Structural and electrochemical performance studies for nanocomposites of carbon with Fe3C or Mn-Substituted (Fe3C/Fe3O4) as anodes for Li-batteries

Abstract The nanocomposites of Fe3O4 or Fe3C or Fe3O4/Fe3C with carbon are exploited as anode materials for Li-ion batteries due to their higher theoretical capacities. The present work depicts the charging capacity of nanocomposites (~5–25 nm) of carbon with Fe3C or MnrFe3-rC/MnsFe3-sO4 (where 0.2 ≤ r + s ≥ 0.7). These composites are synthesized using an inexpensive urea assisted sol–gel route which are then heat treated at 700 °C in an inert atmosphere. The x-ray and electron diffractions validate the presence of Fe3C, Fe3O4, and carbon phases in the samples. The X-ray photoelectron spectroscopy depicts the oxidation states for the elements of nanocomposite M7FOC. Mossbauer spectroscopy further supports the findings of earlier studies.
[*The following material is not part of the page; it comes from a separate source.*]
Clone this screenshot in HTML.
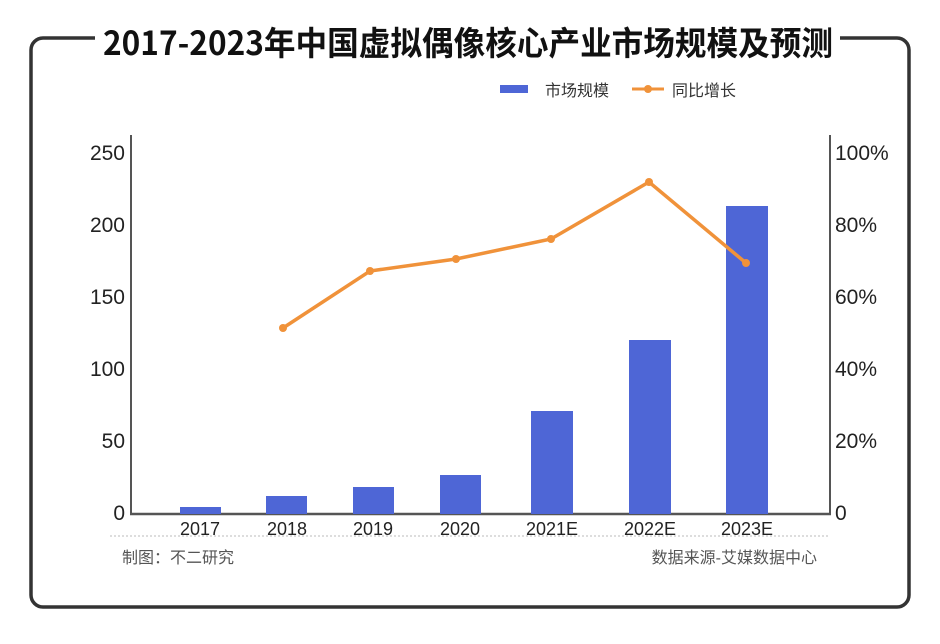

The electrode kinetics and the electrochemical performance for the materials are assessed by Voltammograms and Galvanostatic lithiation/delithiation plots. The specific charge capacities and Coulombic efficiencies with respect to cycle numbers at room temperature are also evaluated. The optimum specific capacity of ~1261 mAh g−1 is observed for M7FOC sample whereas its reversible specific lithiation capacity is found to be around 841 mAh g−1 after the initial cycle at the rate of C/20.